A woman worker employed as a sewing machine operator echoed this sentiment:
“We have fewer male workers and more female workers. They only behave badly with the female workers. Female workers tolerate everything, they don’t argue much. They verbally abuse women a lot.”
Women workers in these factories have a set number of orders to complete daily, regardless of whether there are issues or if the amount is unrealistic. Some reported being forced to work 15-hour shifts, with immense pressure to meet unrealistic daily targets. Our research found that workers’ shifts last for a minimum of nine hours a day, six days a week, but they often work overtime, with threats of their pay being cut if targets were not met.
Workers on FIFA apparel supply chains subsidise the manufacturing of FIFA apparel products by absorbing health impacts with long-term consequences. These health impacts are compounded by poor working conditions, including long hours performing repetitive manual tasks under exposure to heat, noise, dust, and chemicals.
FIFA’s wider patterns of abuse
The above findings can be coupled with the patterns of abuse and exploitation Equidem has uncovered in other FIFA contracts and supply chains, in Qatar and elsewhere around the world.
Last year, Equidem investigated the treatment of workers at FIFA partner hotels for the Qatar World Cup 2022 and found that women workers were subjected to increased levels of discrimination and sexual harassment.
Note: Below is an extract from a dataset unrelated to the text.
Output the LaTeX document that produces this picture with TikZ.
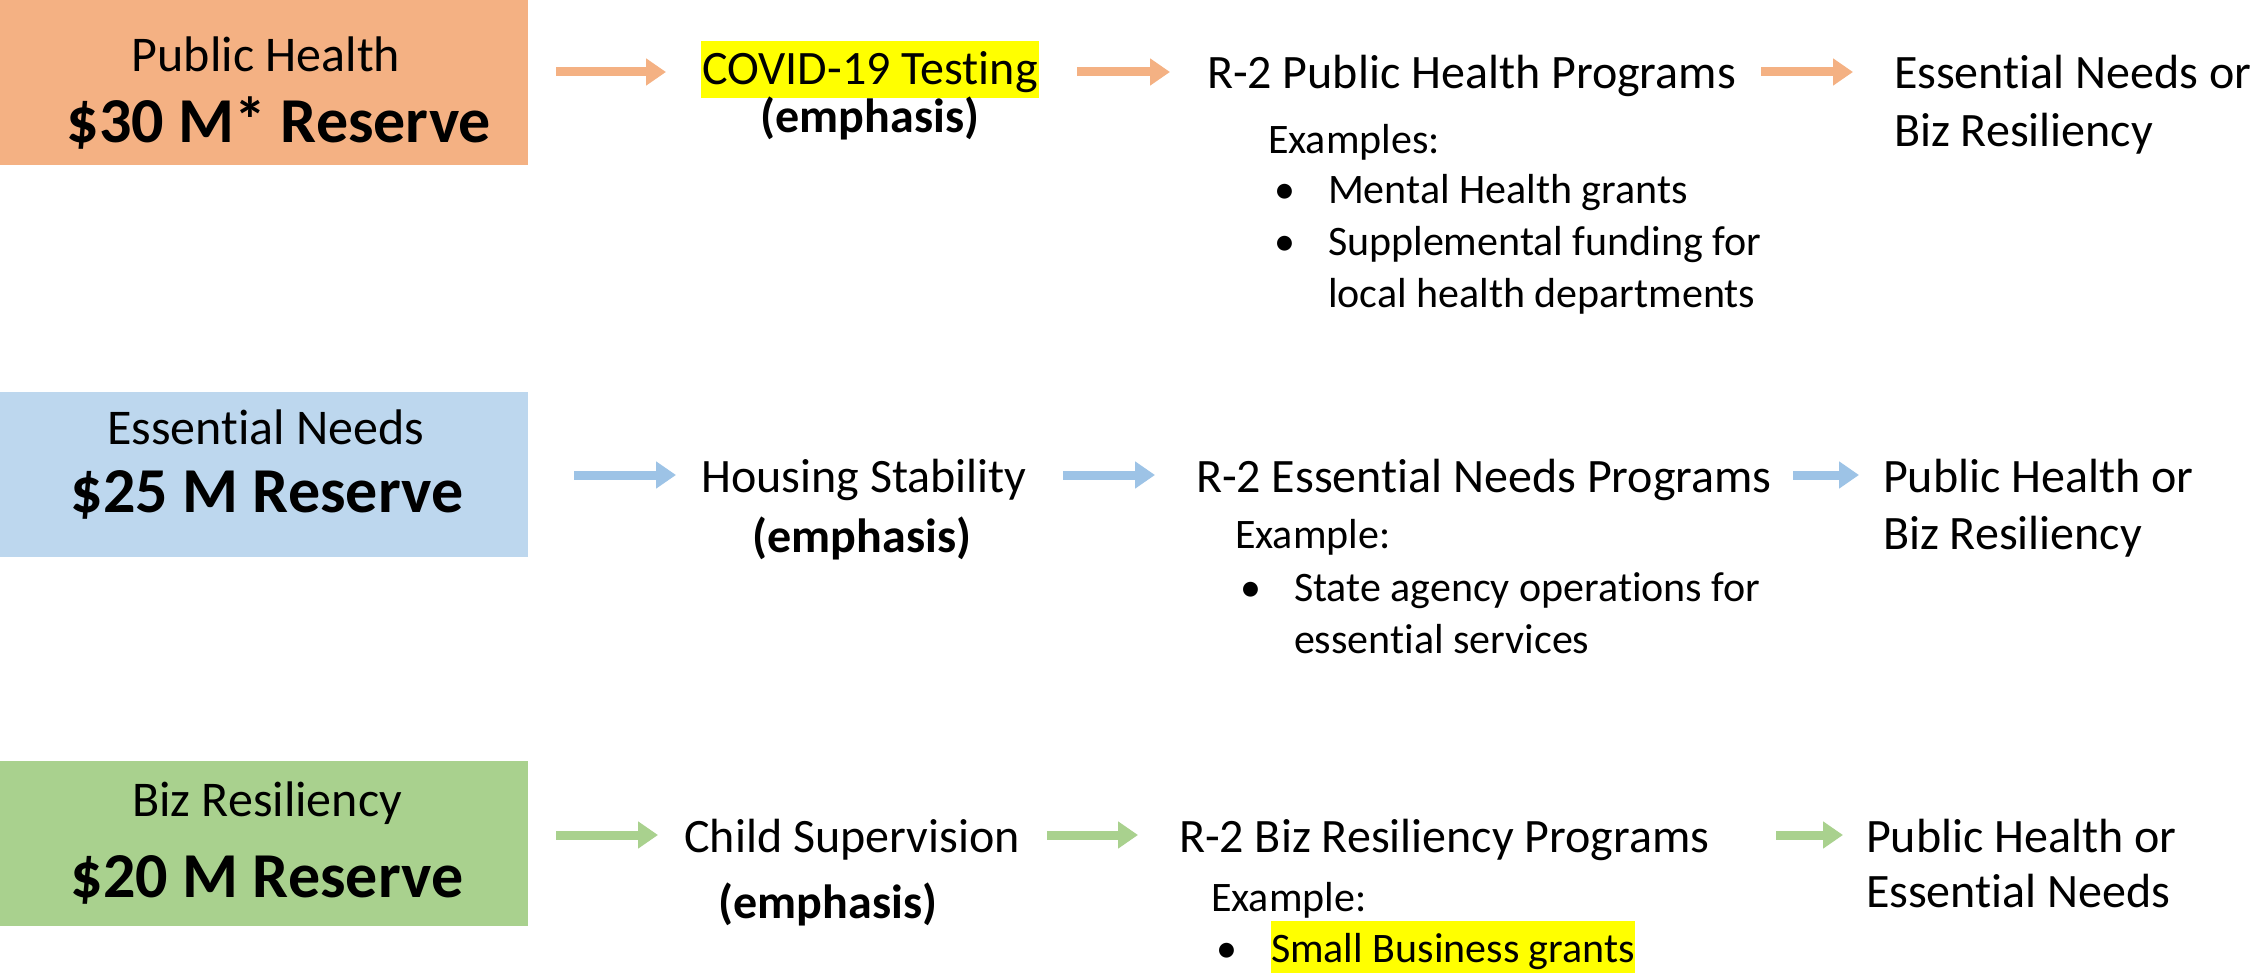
\documentclass[tikz,border=0pt]{standalone}
\usepackage{fontspec}
\setmainfont{Carlito}[Ligatures={NoCommon}]
\usetikzlibrary{arrows.meta}
\definecolor{boxO}{HTML}{F4B183}
\definecolor{boxB}{HTML}{BDD7EE}
\definecolor{boxG}{HTML}{A9D18E}
\definecolor{arrB}{HTML}{9DC3E6}
\definecolor{hl}{HTML}{FFFF00}
\begin{document}
\begin{tikzpicture}[x=1pt,y=-1pt,
  every node/.style={inner sep=0pt, outer sep=0pt},
  panel/.style={anchor=north west, minimum width=528pt, minimum height=165pt},
  ttl/.style={anchor=base, font=\fontsize{50}{60}\selectfont},
  amt/.style={anchor=base, font=\fontsize{64}{76}\selectfont\bfseries},
  main/.style={anchor=base west, font=\fontsize{48}{58}\selectfont},
  mainc/.style={anchor=base, font=\fontsize{48}{58}\selectfont},
  emph/.style={anchor=base, font=\fontsize{48}{58}\selectfont\bfseries},
  sub/.style={anchor=base west, font=\fontsize{42}{51}\selectfont},
  hlbox/.style={fill=hl},
  flow/.style={line width=9pt, -{Triangle[width=26pt,length=20pt]}},
]
\useasboundingbox (0,0) rectangle (2255,973);

% ---------- Row 1: Public Health ----------
\node[panel, fill=boxO] (ph) at (0,0) {};
\node[ttl] (phT) at (266,72) {Public Health};
\node[amt] (phA) at (279,143) {\$30 M* Reserve};
\node[mainc, hlbox, text height=44pt, text depth=13pt, inner xsep=1pt] (covid) at (870,85) {COVID-19 Testing};
\node[emph] (e1) at (870,133) {(emphasis)};
\node[main] (r2ph) at (1207,89) {R-2 Public Health Programs};
\node[main] (o1a) at (1894,89) {Essential Needs or};
\node[main] (o1b) at (1894,147) {Biz Resiliency};
\node[sub] (ex1) at (1268,154) {Examples:};
\node[sub] (b1a) at (1274,204) {•};
\node[sub] (t1a) at (1328,204) {Mental Health grants};
\node[sub] (b1b) at (1274,256) {•};
\node[sub] (t1b) at (1328,256) {Supplemental funding for};
\node[sub] (t1c) at (1328,308) {local health departments};

\coordinate (a1s) at (556,72);  \coordinate (a1e) at (666,72);
\coordinate (a2s) at (1077,72); \coordinate (a2e) at (1170,72);
\coordinate (a3s) at (1761,72); \coordinate (a3e) at (1853,72);
\draw[flow, boxO] (a1s) -- (a1e);
\draw[flow, boxO] (a2s) -- (a2e);
\draw[flow, boxO] (a3s) -- (a3e);

% ---------- Row 2: Essential Needs ----------
\node[panel, fill=boxB] (en) at (0,392) {};
\node[ttl] (enT) at (266,445) {Essential Needs};
\node[amt] (enA) at (267,512) {\$25 M Reserve};
\node[mainc] (hs) at (864,493) {Housing Stability};
\node[emph] (e2) at (862,552) {(emphasis)};
\node[main] (r2en) at (1196,493) {R-2 Essential Needs Programs};
\node[main] (o2a) at (1883,493) {Public Health or};
\node[main] (o2b) at (1883,549) {Biz Resiliency};
\node[sub] (ex2) at (1235,548) {Example:};
\node[sub] (b2a) at (1240,601) {•};
\node[sub] (t2a) at (1294,601) {State agency operations for};
\node[sub] (t2b) at (1294,653) {essential services};

\coordinate (b1s) at (574,475);  \coordinate (b1e) at (676,475);
\coordinate (b2s) at (1063,475); \coordinate (b2e) at (1155,475);
\coordinate (b3s) at (1793,475); \coordinate (b3e) at (1859,475);
\draw[flow, arrB] (b1s) -- (b1e);
\draw[flow, arrB] (b2s) -- (b2e);
\draw[flow, arrB] (b3s) -- (b3e);

% ---------- Row 3: Biz Resiliency ----------
\node[panel, fill=boxG] (br) at (0,761) {};
\node[ttl] (brT) at (267,816) {Biz Resiliency};
\node[amt] (brA) at (267,897) {\$20 M Reserve};
\node[mainc] (cs) at (852,852) {Child Supervision};
\node[emph] (e3) at (828,918) {(emphasis)};
\node[main] (r2br) at (1179,852) {R-2 Biz Resiliency Programs};
\node[main] (o3a) at (1866,852) {Public Health or};
\node[main] (o3b) at (1866,907) {Essential Needs};
\node[sub] (ex3) at (1211,911) {Example:};
\node[sub] (b3a) at (1216,962) {•};
\node[sub, hlbox, text height=41pt, text depth=11pt] (sb) at (1271,962) {Small Business grants};

\coordinate (c1s) at (556,835);  \coordinate (c1e) at (658,835);
\coordinate (c2s) at (1047,835); \coordinate (c2e) at (1138,835);
\coordinate (c3s) at (1776,835); \coordinate (c3e) at (1843,835);
\draw[flow, boxG] (c1s) -- (c1e);
\draw[flow, boxG] (c2s) -- (c2e);
\draw[flow, boxG] (c3s) -- (c3e);
\end{tikzpicture}
\end{document}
Guests and colleagues alike perpetrate sexual harassment and violence against hotel workers, as one woman reported routinely facing harassment that included inappropriate touching and sexual propositions. These events were described as common experiences in the industry, not just isolated incidents.
Another woman working at a FIFA partner hotel told us:
“…Sometimes they touch us inappropriately while working together. I cannot say anything because if I do, they will say that it was unintentional, and they will dismiss me. I just ignore comments and advances.”
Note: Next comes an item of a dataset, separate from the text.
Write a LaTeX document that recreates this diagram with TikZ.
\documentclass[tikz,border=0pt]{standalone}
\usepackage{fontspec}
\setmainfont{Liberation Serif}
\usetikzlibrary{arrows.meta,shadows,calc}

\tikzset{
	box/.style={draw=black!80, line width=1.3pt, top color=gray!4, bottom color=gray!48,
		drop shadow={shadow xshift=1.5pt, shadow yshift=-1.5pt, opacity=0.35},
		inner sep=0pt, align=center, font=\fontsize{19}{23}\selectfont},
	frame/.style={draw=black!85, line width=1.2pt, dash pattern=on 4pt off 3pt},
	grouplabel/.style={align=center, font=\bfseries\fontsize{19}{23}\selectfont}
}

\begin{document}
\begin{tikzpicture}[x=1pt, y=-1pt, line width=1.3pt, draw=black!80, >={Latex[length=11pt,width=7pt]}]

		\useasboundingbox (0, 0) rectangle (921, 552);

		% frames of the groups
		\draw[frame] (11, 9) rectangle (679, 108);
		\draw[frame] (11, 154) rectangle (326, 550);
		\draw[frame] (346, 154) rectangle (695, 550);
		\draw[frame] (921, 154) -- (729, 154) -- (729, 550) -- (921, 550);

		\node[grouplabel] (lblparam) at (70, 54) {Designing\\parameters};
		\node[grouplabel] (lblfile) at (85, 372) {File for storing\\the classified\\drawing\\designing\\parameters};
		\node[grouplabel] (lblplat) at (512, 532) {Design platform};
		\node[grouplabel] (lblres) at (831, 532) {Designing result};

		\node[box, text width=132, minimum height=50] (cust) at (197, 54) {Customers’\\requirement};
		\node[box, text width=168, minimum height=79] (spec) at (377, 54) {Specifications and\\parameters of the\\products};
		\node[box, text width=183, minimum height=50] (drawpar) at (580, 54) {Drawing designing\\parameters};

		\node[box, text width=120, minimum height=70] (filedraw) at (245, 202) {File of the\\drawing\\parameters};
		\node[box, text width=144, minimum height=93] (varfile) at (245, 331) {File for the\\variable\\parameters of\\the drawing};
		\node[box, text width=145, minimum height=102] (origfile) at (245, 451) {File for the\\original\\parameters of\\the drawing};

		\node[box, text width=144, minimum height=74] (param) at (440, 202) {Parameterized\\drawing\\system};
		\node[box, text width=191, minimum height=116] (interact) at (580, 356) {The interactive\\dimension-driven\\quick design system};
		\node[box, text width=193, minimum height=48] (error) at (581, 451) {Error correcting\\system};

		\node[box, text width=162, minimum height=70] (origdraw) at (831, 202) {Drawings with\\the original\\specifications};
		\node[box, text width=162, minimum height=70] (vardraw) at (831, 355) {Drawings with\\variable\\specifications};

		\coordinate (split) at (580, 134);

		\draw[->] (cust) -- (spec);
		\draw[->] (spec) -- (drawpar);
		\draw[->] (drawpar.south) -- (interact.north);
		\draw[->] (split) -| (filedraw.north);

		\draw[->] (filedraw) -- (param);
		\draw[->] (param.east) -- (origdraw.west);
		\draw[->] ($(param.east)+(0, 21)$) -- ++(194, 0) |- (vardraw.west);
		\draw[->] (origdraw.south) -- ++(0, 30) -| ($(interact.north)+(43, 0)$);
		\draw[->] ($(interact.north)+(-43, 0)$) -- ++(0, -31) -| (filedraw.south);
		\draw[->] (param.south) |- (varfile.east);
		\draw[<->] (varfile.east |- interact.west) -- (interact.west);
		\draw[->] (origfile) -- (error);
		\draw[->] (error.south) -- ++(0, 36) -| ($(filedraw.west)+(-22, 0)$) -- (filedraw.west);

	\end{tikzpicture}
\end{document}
In some hotels, women could not securely report incidents to supervisors. Workers at the Crowne Plaza in Doha described a hotel policy of replacing female housekeeping workers with male colleagues when guests behaved inappropriately, rather than dealing with the issue and ensuring the women worker’s safety.
These wider patterns of abuse point to systemic gender discrimination, with FIFA’s profits built on modern day slavery conditions of vulnerable workers. Rampant exploitation appears to be part and parcel of FIFA’s profit-making apparatus.
Equidem has engaged with thousands of workers on FIFA product and service supply chains in hospitality, security, and construction, and will continue to release these findings and engage FIFA and business partners to develop, implement, and enforce meaningful practices to achieve their labour and human rights promises. Equidem not only documents rights violations but supports workers individually and through their collectives to access remedy for rights violations.
Equidem continues to monitor FIFA’s impact on workers due to our unique position, working with field investigators and workers directly. Every day, highly distressed workers who are the foundation of the global economy are reaching out for help across the entire spectrum of FIFA’s supply chain.
These findings have been shared with FIFA, and while a comment has been requested from FIFA and companies in its garment supply chain, Equidem continues to monitor the Women’s World Cup by liaising with staff on the ground. We will continue to follow FIFA’s activities around the world, across its global supply chain, and will continue to demand fair treatment and compensation for its workers.
“The FIFA Women’s World Cup 2023 brings with it many positive improvements for its players, and it is crucial that FIFA extends that progress to addressing the harms its women workers experience. FIFA has the power, money, and resource to address this at the systemic level, and we will keep monitoring their global supply chains until it does.” – Mustafa Qadri, CEO of Equidem.